Marilyn Chin, . . Norton, $22 (108pp) ISBN 978-0-393-04167-5

Chin's concerns for heritage and descent, matched with confrontational rhetoric, seem to make her an old-school poet of Asian-American identity, while a liberal use of autobiographical material (her grandmother, her parents, her neighborhood, her lovers, her English department) positions her speaker as a representative witness to modern, multicultural, middle-class California. This third collection's jagged rhythms and fragmented forms, some based on Chinese poetry and music, others derived from blues and Persian ghazals, thus seem a small-scale syncretism of the personal and political.

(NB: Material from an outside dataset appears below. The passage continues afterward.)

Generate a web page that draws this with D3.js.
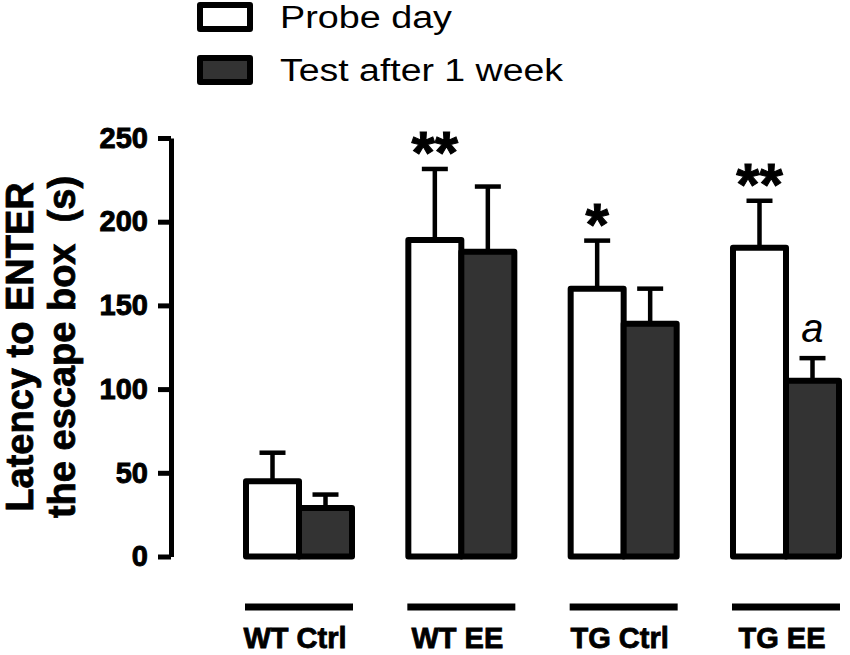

Chin can tear at familial wounds even while expressing dismay at the limits of tradition: "I, my mother's aging girl/ Myopic, goat-footed// Got snagged on an unmarked trail/ The road diverged; I took/ The one less traveled/ Blah, blah// I sit at her grave for hours...." In other elegies for her mother, and in the at times erotic title poem, Chin approaches the sinewy strength of Adrienne Rich. "Poetry is a vast orphanage in which you and I are stars," "Broken Chord Sequence" says; "One robe, one bowl, silent pilgrimage, the river filled with martyrs." One poem proclaims "The Colonial Language is English"; others promise musical idyll ("Summer Sonatina") or allegory ("The True Story of Mortar and Pestle"). Chin's ambitions can outrun her technique: some poems, especially those in short lines, lack aural or emotional power. Overall, though, this collection's speaker has a strong sense of herself and of her times—a sense to which readers of many concerns could respond. (Jan.)